6. Warning: Heresy ahead! There has much concern in the types community with the problem of type inference. However as the type systems become richer, the complexity of these systems can become very high, and the problem is known to be undecidable in some cases. Moreover, once subtyping is introduced, it is not clear whether the results returned by type inference will actually be useful to a programmer, as principal types are no longer available.

   As a result, it is worth asking whether full type inference for programs is a worth-while goal. Most languages instead require programmers to over-specify the types of language constructs. For instance, there is no reason for the compiler in Pascal to require the programmer to write down the return type of a user-defined function. The type-checker could just as easily deduce the return type. However, most languages require this sort of redundancy both to catch programmer errors and to provide better documentation to readers of the program.

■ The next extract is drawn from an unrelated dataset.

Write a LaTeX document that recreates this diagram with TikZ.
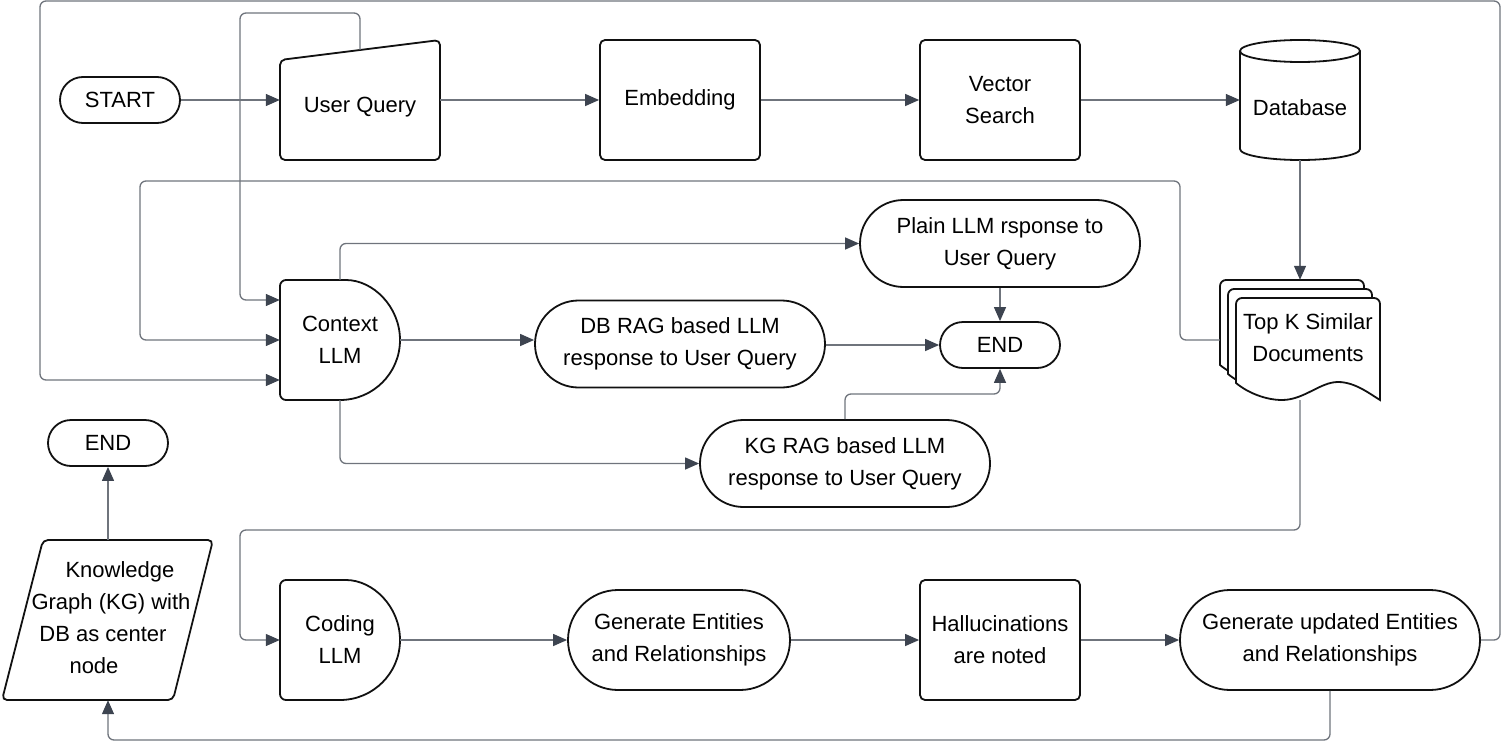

   The functional languages ML, Miranda, and Haskell all come equipped with very powerful type-inference systems which are the result of very impressive research in types. But what would be lost if these languages required the return and parameter types of functions to be specified? In most cases, the answer is: only a few keystrokes. In the case of polymorphic functions, a stronger case could be made for type inference, as type parameters can make function definitions and applications appear more complex. However, even in these cases it may be reasonable to expect the programmer to specify the type parameters in function definitions, while omitting the type parameters in applications and instead merely indicating where the parameter would go.

   Would ML still retain its essence without type inference? I believe so. Perhaps it is time to investigate what parts of type inference are truly essential, and which are simply a handy short-cut for the programmer.